Mit Jubel und Euphorie hat die Fünf-Sterne-Bewegung am Donnerstag auf die Verabschiedung des Dekrets zum Neubau der eingestürzten Autobahnbrücke in Genua reagiert. Verkehrsminister Danilo Toninelli reckte wie bei einem Fussballtor die Faust in die Höhe und wurde dafür von der Senatspräsidentin gerügt: "Non venga più in questa'aula ad alzare i pugni. Non glielo permetteremo." Forza Italia protestierte zusätzlich gegen den Kaugummi im Mund des Verkehrsministers.
Grund zum Jubel besteht freilich nicht. Denn nichts könnte die byzantinischen Rituale und die schleppende Arbeit des römischen Parlaments deutlicher demonstrieren als das Gezerre und die Leerläufe um die Tragödie von Genua mit ihren 43 Toten. 80 Abänderungen wurden am Dekret vorgenommen. Mit lähmender Langsamkeit widmeten sich die Parlamentarier überflüssigen Details, während dem Kommissar für den Wiederaufbau, dem Genueser Bürgermeister Bucci, die Hände gebunden waren. Der Staatsanwalt wiederum konnte infolge der für Italien üblichen bürokratischen Verflechtungen die Beschlagnahme der zerstörten Brücke noch nicht aufheben. Deren Abriss kann so erst zu Weihnachten beginnen. Toninellis Vizeminister Edoardo Rixi (Lega) hatte diesen für Anfang September in Aussicht gestellt. Wem die Arbeiten anvertraut werden, ist ebenfalls unbekannt. Fest steht nur, dass es keine offizielle Ausschreibung geben wird. Unklar ist auch, ob die Gesellschaft Autostrade sich an den Arbeiten beteiligen darf. Dafür steht fest, dass die von der Regierung ausgewählten Großunternehmen Fincantieri und Italferr nicht über die notwendigen bürokratischen Voraussetzungen verfügen, um sich an den Arbeiten zu beteiligen.
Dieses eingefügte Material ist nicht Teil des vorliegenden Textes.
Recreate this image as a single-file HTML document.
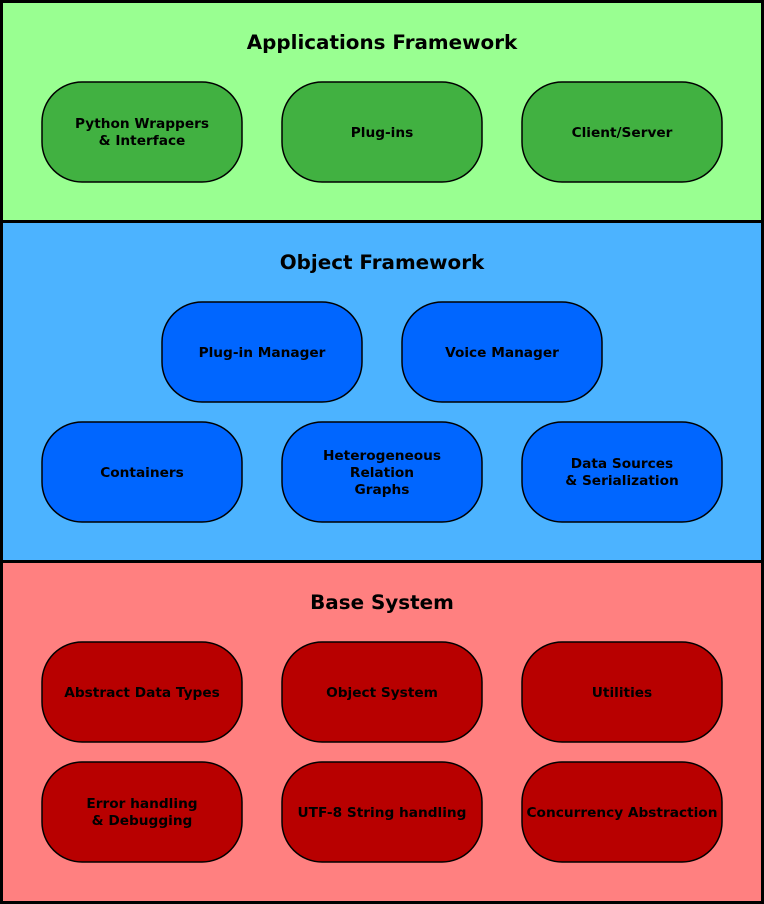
<!DOCTYPE html>
<html><head><meta charset="utf-8"><style>
html,body{margin:0;padding:0;background:#fff}
svg{display:block}
text{font-family:"DejaVu Sans","Liberation Sans",sans-serif;font-weight:bold;fill:#000;text-anchor:middle}
.t{font-size:19.9px}
.b{font-size:13.7px}
</style></head><body>
<svg width="764" height="904" viewBox="0 0 764 904" xmlns="http://www.w3.org/2000/svg">
<rect x="1.5" y="1.5" width="761" height="220" fill="#99ff91" stroke="#000" stroke-width="3"/>
<rect x="1.5" y="221.5" width="761" height="340" fill="#4cb3ff" stroke="#000" stroke-width="3"/>
<rect x="1.5" y="561.5" width="761" height="341" fill="#ff8080" stroke="#000" stroke-width="3"/>

<text class="t" x="382" y="49">Applications Framework</text>
<text class="t" x="382" y="269">Object Framework</text>
<text class="t" x="382" y="609">Base System</text>

<g stroke="#000" stroke-width="1.5" fill="#41b141">
<rect x="42" y="82" width="200" height="100" rx="40"/>
<rect x="282" y="82" width="200" height="100" rx="40"/>
<rect x="522" y="82" width="200" height="100" rx="40"/>
</g>
<g stroke="#000" stroke-width="1.5" fill="#0066ff">
<rect x="162" y="302" width="200" height="100" rx="40"/>
<rect x="402" y="302" width="200" height="100" rx="40"/>
<rect x="42" y="422" width="200" height="100" rx="40"/>
<rect x="282" y="422" width="200" height="100" rx="40"/>
<rect x="522" y="422" width="200" height="100" rx="40"/>
</g>
<g stroke="#000" stroke-width="1.5" fill="#b80000">
<rect x="42" y="642" width="200" height="100" rx="40"/>
<rect x="282" y="642" width="200" height="100" rx="40"/>
<rect x="522" y="642" width="200" height="100" rx="40"/>
<rect x="42" y="762" width="200" height="100" rx="40"/>
<rect x="282" y="762" width="200" height="100" rx="40"/>
<rect x="522" y="762" width="200" height="100" rx="40"/>
</g>

<text class="b" x="142" y="128">Python Wrappers</text>
<text class="b" x="142" y="145">&amp; Interface</text>
<text class="b" x="382" y="137">Plug-ins</text>
<text class="b" x="622" y="137">Client/Server</text>

<text class="b" x="262" y="357">Plug-in Manager</text>
<text class="b" x="502" y="357">Voice Manager</text>
<text class="b" x="142" y="477">Containers</text>
<text class="b" x="382" y="460">Heterogeneous</text>
<text class="b" x="382" y="477">Relation</text>
<text class="b" x="382" y="494">Graphs</text>
<text class="b" x="622" y="468">Data Sources</text>
<text class="b" x="622" y="485">&amp; Serialization</text>

<text class="b" x="142" y="697">Abstract Data Types</text>
<text class="b" x="382" y="697">Object System</text>
<text class="b" x="622" y="697">Utilities</text>
<text class="b" x="142" y="808">Error handling</text>
<text class="b" x="142" y="825">&amp; Debugging</text>
<text class="b" x="382" y="817">UTF-8 String handling</text>
<text class="b" x="622" y="817">Concurrency Abstraction</text>
</svg>
</body></html>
Toninellis Jubel ist unangebracht. Denn für den Neubau der Brücke gibt es weder ein Projekt noch einen Termin.
Der Plan muss zunächst von dem (oder den) Unternehmen erstellt werden, die den Auftrag erhalten. Es wird damit gerechnet, dass vier oder fünf Bauunternehmen zunächst aufgefordert werden, Projekte mit verbindlichen Bauzeiten und Kostenvoranschlägen vorzulegen. Bis dahin werden weitere Monate vergehen. Überdies legt das Dekret fest, dass die Arbeiten von der Gesellschaft Autostrade bezahlt werden müssen, die dagegen gerichtlich vorgehen will. Denn die Schuldfrage der Katastrophe ist keineswegs geklärt, der Rechtsstreit könnte sich über viele Monate hinziehen.
Mehrere Mitglieder der Untersuchungskommission sind bereits zurückgetreten, Einzelteile der Brücke sollen an der technischen Universität Zürich untersucht werden. Bürgermeister Bucci schloss am Freitag aus, dass der Neubau vor April 2019 beginnen kann.
Und hier schließt sich der Kreis. Denn der Fall demonstriert einmal mehr, dass es eine wirksame Reform dieses Landes erst dann geben wird, wenn das allgegenwärtige Gestrüpp bürokratischer Fesseln radikal beseitigt wird. Wenn Hunderte überflüssiger Gesetze und Normen endlich abgeschafft werden. Italien hält auf diesem Gebiet einen kaum beneidenswerten Rekord. Großbritannien kommt mit rund 500 Gesetzen aus, in Deutschland sind es rund 3000, in Italien über 50.000.
Giovanni Conte hatte vor der Wahl als potentieller Justizminister dazu ein detailliertes Programm vorgelegt, das offenbar mittlerweile in einer Schublade verschwunden ist. Doch die von der jetzigen Regierung versprochene Erneuerung Italiens ist ohne radikale Entbürokratisierung unmöglich. Aber das scheint die Fünf-Sterne-Bewegung kaum zu stören, die eine Entscheidung bejubelt, die an der tragischen Situation in Genua nichts ändert, sondern die Bevölkerung lediglich weiter vertröstet - auf das nächste Jahr.